**Stored data:**

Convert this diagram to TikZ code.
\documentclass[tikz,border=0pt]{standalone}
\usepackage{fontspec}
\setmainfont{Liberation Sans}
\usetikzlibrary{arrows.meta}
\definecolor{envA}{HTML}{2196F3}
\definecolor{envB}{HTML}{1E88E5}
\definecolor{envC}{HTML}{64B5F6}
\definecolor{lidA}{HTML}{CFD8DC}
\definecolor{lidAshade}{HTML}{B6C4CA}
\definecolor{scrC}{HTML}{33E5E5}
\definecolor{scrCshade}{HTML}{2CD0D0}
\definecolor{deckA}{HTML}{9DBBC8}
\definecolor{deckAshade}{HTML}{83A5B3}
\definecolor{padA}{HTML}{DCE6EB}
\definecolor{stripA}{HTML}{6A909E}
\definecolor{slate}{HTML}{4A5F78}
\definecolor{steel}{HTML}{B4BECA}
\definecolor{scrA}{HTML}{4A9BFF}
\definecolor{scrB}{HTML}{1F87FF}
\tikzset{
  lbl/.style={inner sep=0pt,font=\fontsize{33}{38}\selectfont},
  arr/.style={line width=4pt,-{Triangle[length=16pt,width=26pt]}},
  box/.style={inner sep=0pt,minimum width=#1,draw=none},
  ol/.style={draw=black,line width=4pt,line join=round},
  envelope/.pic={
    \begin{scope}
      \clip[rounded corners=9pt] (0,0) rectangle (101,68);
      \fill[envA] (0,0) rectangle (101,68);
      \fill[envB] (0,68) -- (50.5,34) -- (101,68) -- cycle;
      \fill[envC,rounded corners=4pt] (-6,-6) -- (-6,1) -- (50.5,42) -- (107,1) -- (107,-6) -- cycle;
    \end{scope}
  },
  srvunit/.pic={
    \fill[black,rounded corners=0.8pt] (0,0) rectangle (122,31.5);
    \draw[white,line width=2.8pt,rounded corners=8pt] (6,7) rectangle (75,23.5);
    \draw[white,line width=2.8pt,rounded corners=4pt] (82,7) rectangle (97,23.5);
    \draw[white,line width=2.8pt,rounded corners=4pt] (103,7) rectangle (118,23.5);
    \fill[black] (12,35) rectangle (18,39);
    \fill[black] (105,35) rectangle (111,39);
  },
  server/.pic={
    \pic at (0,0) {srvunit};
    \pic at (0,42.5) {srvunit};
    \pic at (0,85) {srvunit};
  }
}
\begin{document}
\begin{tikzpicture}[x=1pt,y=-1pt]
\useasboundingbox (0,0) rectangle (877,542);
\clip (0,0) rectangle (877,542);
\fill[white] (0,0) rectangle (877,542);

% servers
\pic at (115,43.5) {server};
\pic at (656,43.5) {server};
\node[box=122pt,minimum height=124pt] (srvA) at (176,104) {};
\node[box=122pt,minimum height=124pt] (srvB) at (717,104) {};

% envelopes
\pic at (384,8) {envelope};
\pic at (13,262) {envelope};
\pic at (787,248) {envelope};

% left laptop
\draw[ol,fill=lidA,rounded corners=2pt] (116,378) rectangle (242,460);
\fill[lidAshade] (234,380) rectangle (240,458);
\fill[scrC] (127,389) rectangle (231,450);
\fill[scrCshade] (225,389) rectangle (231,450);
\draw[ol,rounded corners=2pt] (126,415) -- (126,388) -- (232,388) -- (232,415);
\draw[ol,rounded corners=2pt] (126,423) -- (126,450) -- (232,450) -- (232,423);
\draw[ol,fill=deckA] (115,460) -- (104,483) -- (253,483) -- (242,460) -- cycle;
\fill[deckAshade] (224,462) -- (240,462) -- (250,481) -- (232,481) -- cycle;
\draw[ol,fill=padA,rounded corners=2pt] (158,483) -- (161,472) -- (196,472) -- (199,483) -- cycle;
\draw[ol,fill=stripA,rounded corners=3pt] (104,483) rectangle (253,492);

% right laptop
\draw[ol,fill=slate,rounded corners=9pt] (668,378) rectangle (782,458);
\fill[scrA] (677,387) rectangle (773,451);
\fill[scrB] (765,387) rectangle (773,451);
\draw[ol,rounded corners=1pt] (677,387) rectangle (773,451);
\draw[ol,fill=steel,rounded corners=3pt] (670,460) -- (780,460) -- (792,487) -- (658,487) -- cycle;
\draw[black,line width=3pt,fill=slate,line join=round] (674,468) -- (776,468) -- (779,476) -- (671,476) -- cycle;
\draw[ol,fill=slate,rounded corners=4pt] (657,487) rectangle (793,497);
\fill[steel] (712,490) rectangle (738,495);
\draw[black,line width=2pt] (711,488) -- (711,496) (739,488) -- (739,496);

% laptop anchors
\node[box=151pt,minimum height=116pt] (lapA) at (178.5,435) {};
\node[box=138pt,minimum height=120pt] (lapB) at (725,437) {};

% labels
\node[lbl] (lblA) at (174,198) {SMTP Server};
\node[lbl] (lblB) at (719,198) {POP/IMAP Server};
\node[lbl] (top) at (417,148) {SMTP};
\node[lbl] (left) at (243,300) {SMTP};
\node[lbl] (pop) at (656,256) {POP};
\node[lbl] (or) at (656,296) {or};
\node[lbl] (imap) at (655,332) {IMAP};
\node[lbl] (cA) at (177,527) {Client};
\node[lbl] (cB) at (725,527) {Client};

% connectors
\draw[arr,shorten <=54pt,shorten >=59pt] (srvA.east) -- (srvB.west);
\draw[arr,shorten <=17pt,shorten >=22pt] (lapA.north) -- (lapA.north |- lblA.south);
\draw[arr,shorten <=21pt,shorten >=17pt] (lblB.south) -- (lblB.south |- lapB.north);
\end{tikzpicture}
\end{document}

**Description of the task:**
Extract the complete data, matching each line exactly.

**Correct response:**
Convert this diagram to TikZ code.
\documentclass[tikz,border=0pt]{standalone}
\usepackage{fontspec}
\setmainfont{Liberation Sans}
\usetikzlibrary{arrows.meta}
\definecolor{envA}{HTML}{2196F3}
\definecolor{envB}{HTML}{1E88E5}
\definecolor{envC}{HTML}{64B5F6}
\definecolor{lidA}{HTML}{CFD8DC}
\definecolor{lidAshade}{HTML}{B6C4CA}
\definecolor{scrC}{HTML}{33E5E5}
\definecolor{scrCshade}{HTML}{2CD0D0}
\definecolor{deckA}{HTML}{9DBBC8}
\definecolor{deckAshade}{HTML}{83A5B3}
\definecolor{padA}{HTML}{DCE6EB}
\definecolor{stripA}{HTML}{6A909E}
\definecolor{slate}{HTML}{4A5F78}
\definecolor{steel}{HTML}{B4BECA}
\definecolor{scrA}{HTML}{4A9BFF}
\definecolor{scrB}{HTML}{1F87FF}
\tikzset{
  lbl/.style={inner sep=0pt,font=\fontsize{33}{38}\selectfont},
  arr/.style={line width=4pt,-{Triangle[length=16pt,width=26pt]}},
  box/.style={inner sep=0pt,minimum width=#1,draw=none},
  ol/.style={draw=black,line width=4pt,line join=round},
  envelope/.pic={
    \begin{scope}
      \clip[rounded corners=9pt] (0,0) rectangle (101,68);
      \fill[envA] (0,0) rectangle (101,68);
      \fill[envB] (0,68) -- (50.5,34) -- (101,68) -- cycle;
      \fill[envC,rounded corners=4pt] (-6,-6) -- (-6,1) -- (50.5,42) -- (107,1) -- (107,-6) -- cycle;
    \end{scope}
  },
  srvunit/.pic={
    \fill[black,rounded corners=0.8pt] (0,0) rectangle (122,31.5);
    \draw[white,line width=2.8pt,rounded corners=8pt] (6,7) rectangle (75,23.5);
    \draw[white,line width=2.8pt,rounded corners=4pt] (82,7) rectangle (97,23.5);
    \draw[white,line width=2.8pt,rounded corners=4pt] (103,7) rectangle (118,23.5);
    \fill[black] (12,35) rectangle (18,39);
    \fill[black] (105,35) rectangle (111,39);
  },
  server/.pic={
    \pic at (0,0) {srvunit};
    \pic at (0,42.5) {srvunit};
    \pic at (0,85) {srvunit};
  }
}
\begin{document}
\begin{tikzpicture}[x=1pt,y=-1pt]
\useasboundingbox (0,0) rectangle (877,542);
\clip (0,0) rectangle (877,542);
\fill[white] (0,0) rectangle (877,542);

% servers
\pic at (115,43.5) {server};
\pic at (656,43.5) {server};
\node[box=122pt,minimum height=124pt] (srvA) at (176,104) {};
\node[box=122pt,minimum height=124pt] (srvB) at (717,104) {};

% envelopes
\pic at (384,8) {envelope};
\pic at (13,262) {envelope};
\pic at (787,248) {envelope};

% left laptop
\draw[ol,fill=lidA,rounded corners=2pt] (116,378) rectangle (242,460);
\fill[lidAshade] (234,380) rectangle (240,458);
\fill[scrC] (127,389) rectangle (231,450);
\fill[scrCshade] (225,389) rectangle (231,450);
\draw[ol,rounded corners=2pt] (126,415) -- (126,388) -- (232,388) -- (232,415);
\draw[ol,rounded corners=2pt] (126,423) -- (126,450) -- (232,450) -- (232,423);
\draw[ol,fill=deckA] (115,460) -- (104,483) -- (253,483) -- (242,460) -- cycle;
\fill[deckAshade] (224,462) -- (240,462) -- (250,481) -- (232,481) -- cycle;
\draw[ol,fill=padA,rounded corners=2pt] (158,483) -- (161,472) -- (196,472) -- (199,483) -- cycle;
\draw[ol,fill=stripA,rounded corners=3pt] (104,483) rectangle (253,492);

% right laptop
\draw[ol,fill=slate,rounded corners=9pt] (668,378) rectangle (782,458);
\fill[scrA] (677,387) rectangle (773,451);
\fill[scrB] (765,387) rectangle (773,451);
\draw[ol,rounded corners=1pt] (677,387) rectangle (773,451);
\draw[ol,fill=steel,rounded corners=3pt] (670,460) -- (780,460) -- (792,487) -- (658,487) -- cycle;
\draw[black,line width=3pt,fill=slate,line join=round] (674,468) -- (776,468) -- (779,476) -- (671,476) -- cycle;
\draw[ol,fill=slate,rounded corners=4pt] (657,487) rectangle (793,497);
\fill[steel] (712,490) rectangle (738,495);
\draw[black,line width=2pt] (711,488) -- (711,496) (739,488) -- (739,496);

% laptop anchors
\node[box=151pt,minimum height=116pt] (lapA) at (178.5,435) {};
\node[box=138pt,minimum height=120pt] (lapB) at (725,437) {};

% labels
\node[lbl] (lblA) at (174,198) {SMTP Server};
\node[lbl] (lblB) at (719,198) {POP/IMAP Server};
\node[lbl] (top) at (417,148) {SMTP};
\node[lbl] (left) at (243,300) {SMTP};
\node[lbl] (pop) at (656,256) {POP};
\node[lbl] (or) at (656,296) {or};
\node[lbl] (imap) at (655,332) {IMAP};
\node[lbl] (cA) at (177,527) {Client};
\node[lbl] (cB) at (725,527) {Client};

% connectors
\draw[arr,shorten <=54pt,shorten >=59pt] (srvA.east) -- (srvB.west);
\draw[arr,shorten <=17pt,shorten >=22pt] (lapA.north) -- (lapA.north |- lblA.south);
\draw[arr,shorten <=21pt,shorten >=17pt] (lblB.south) -- (lblB.south |- lapB.north);
\end{tikzpicture}
\end{document}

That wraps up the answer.